INSTRUCTIONS TO FOLLOW:
Repeat verbatim only the lines from the opening of the material below through the one that contains "linewidth=1.5, label=name, zorder=3)".
==== INFORMATION PROVIDED ====
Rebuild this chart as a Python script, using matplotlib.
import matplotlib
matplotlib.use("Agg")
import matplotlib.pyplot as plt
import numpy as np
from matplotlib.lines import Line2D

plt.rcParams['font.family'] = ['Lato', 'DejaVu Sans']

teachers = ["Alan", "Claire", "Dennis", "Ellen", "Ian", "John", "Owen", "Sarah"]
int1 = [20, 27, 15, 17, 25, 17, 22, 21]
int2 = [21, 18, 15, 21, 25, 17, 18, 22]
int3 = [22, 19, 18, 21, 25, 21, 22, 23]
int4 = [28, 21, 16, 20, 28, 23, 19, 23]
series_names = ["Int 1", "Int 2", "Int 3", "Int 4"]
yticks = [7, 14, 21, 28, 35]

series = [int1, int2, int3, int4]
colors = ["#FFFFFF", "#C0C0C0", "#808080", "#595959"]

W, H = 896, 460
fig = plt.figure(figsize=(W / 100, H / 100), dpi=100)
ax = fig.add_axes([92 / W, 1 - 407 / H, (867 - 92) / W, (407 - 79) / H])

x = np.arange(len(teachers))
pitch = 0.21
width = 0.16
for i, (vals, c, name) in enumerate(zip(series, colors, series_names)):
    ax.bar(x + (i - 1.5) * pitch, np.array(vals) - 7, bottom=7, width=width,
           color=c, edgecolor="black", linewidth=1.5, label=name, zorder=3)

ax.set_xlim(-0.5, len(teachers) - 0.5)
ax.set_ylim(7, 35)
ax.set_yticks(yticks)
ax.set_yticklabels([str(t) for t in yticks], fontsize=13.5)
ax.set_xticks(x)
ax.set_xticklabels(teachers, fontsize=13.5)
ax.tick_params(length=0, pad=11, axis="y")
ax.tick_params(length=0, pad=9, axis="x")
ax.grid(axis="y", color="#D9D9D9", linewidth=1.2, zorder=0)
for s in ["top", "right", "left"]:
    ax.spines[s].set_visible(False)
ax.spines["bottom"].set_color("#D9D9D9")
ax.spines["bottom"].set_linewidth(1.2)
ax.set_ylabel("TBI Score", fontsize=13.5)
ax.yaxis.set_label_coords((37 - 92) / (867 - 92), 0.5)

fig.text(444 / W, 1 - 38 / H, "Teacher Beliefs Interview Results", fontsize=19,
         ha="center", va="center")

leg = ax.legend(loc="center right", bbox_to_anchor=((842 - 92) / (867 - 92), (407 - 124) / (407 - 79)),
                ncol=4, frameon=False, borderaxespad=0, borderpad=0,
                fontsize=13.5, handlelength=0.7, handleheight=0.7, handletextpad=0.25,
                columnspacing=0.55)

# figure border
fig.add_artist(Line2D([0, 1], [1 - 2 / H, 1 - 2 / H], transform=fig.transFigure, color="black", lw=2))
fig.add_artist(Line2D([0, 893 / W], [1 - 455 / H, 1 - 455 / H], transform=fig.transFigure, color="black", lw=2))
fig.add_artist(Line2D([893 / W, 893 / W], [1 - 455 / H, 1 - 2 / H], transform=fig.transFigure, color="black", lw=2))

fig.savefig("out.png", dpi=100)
====
WRITTEN RESPONSE:
Rebuild this chart as a Python script, using matplotlib.
import matplotlib
matplotlib.use("Agg")
import matplotlib.pyplot as plt
import numpy as np
from matplotlib.lines import Line2D

plt.rcParams['font.family'] = ['Lato', 'DejaVu Sans']

teachers = ["Alan", "Claire", "Dennis", "Ellen", "Ian", "John", "Owen", "Sarah"]
int1 = [20, 27, 15, 17, 25, 17, 22, 21]
int2 = [21, 18, 15, 21, 25, 17, 18, 22]
int3 = [22, 19, 18, 21, 25, 21, 22, 23]
int4 = [28, 21, 16, 20, 28, 23, 19, 23]
series_names = ["Int 1", "Int 2", "Int 3", "Int 4"]
yticks = [7, 14, 21, 28, 35]

series = [int1, int2, int3, int4]
colors = ["#FFFFFF", "#C0C0C0", "#808080", "#595959"]

W, H = 896, 460
fig = plt.figure(figsize=(W / 100, H / 100), dpi=100)
ax = fig.add_axes([92 / W, 1 - 407 / H, (867 - 92) / W, (407 - 79) / H])

x = np.arange(len(teachers))
pitch = 0.21
width = 0.16
for i, (vals, c, name) in enumerate(zip(series, colors, series_names)):
    ax.bar(x + (i - 1.5) * pitch, np.array(vals) - 7, bottom=7, width=width,
           color=c, edgecolor="black", linewidth=1.5, label=name, zorder=3)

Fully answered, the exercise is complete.